Since the nearvar must be a numeric variable, be sure to convert any time-date string variables to their numeric equivalent (see datetime). Variables may be specified in an optional varlist and these variables are treated as standard merge variable which must match exactly. This option allows nearest matching within subsets defined by the varlist. nearmrg requires Stata 11+ since it utilizes the newer merge command syntax.

Options

nearvar() is required and specifies the variable in the master and using datasets that is to be matched as closely as possible. nearvar() is not optional and must be unique in the using dataset, but not necessarily in the master dataset.

limit() is optional and specifies a limit to how far away from the master dataset value the matched using dataset value can be. For a nearvar() that represents days or date-time, you can specify "limit(90)" to limit matches to within 90 days of the matching date.
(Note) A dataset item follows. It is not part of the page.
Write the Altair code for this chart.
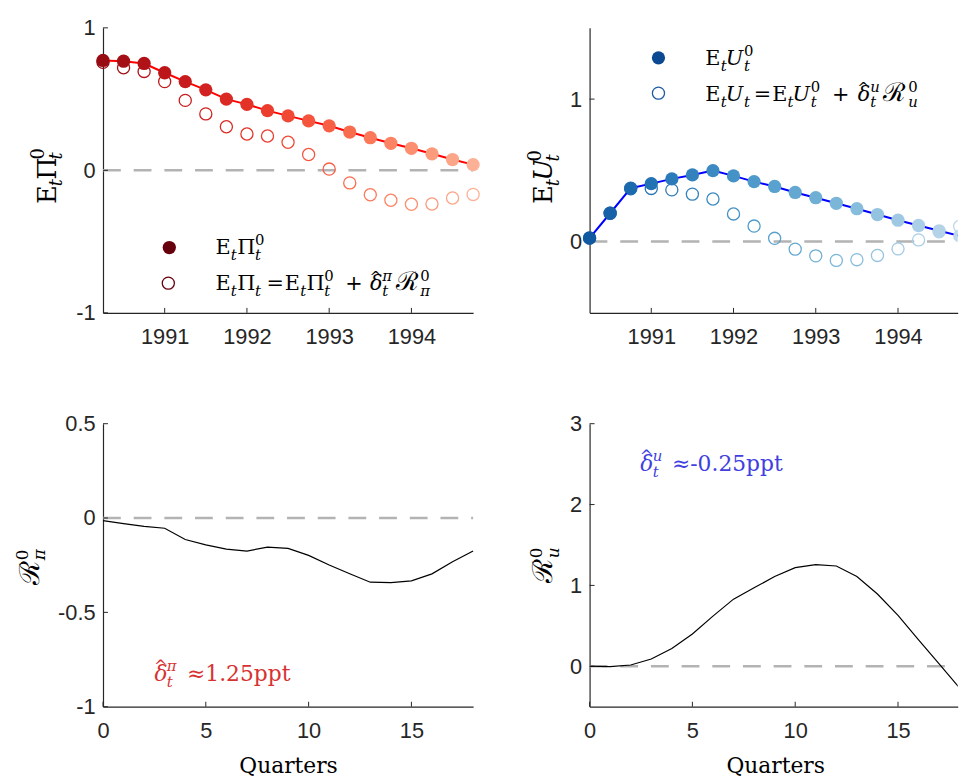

lower, upper, roundup are mutually exclusive options that alter the default approach to defining the nearest match for nearvar. lower matches to the closest value of nearvar in the using dataset that is less than or equal to nearvar in the master dataset. upper matches to the closest value that is greater than or equal to nearvar. roundup breaks distance ties by always selecting the higher value instead of the default lower value. If none of these options are specified, nearmrg matches to the closest observation defined as minimizing the absolute difference between nearvar in the master and using datasets.

type() is an advanced option that overrides the default mergetype m:1. See the help merge documentation for information on the other available mergetypes (e.g., m:1, 1:m, m:m, 1:1).

genmatch() is optional and specifies that a new variable should be created in the master datset that identifies the specific value of nearvar in the using dataset that was matched.

mergeoptions allows the user to specify any of the standard Stata merge options (such as update or replace). See merge for more on these options.

Example

//Find car prices in "autoexpense.dta" within $50 of "auto.dta"//

**1: create 'using' data** webuse autoexpense.dta, clear rename make make2 sa "using.dta", replace

**2: merge to auto.dta by price** sysuse auto.dta, clear nearmrg using "using.dta", upper nearvar(price) genmatch(usingmatch) limit(50) > list make* price usingmatch _m if inrange(_m, 3, 5)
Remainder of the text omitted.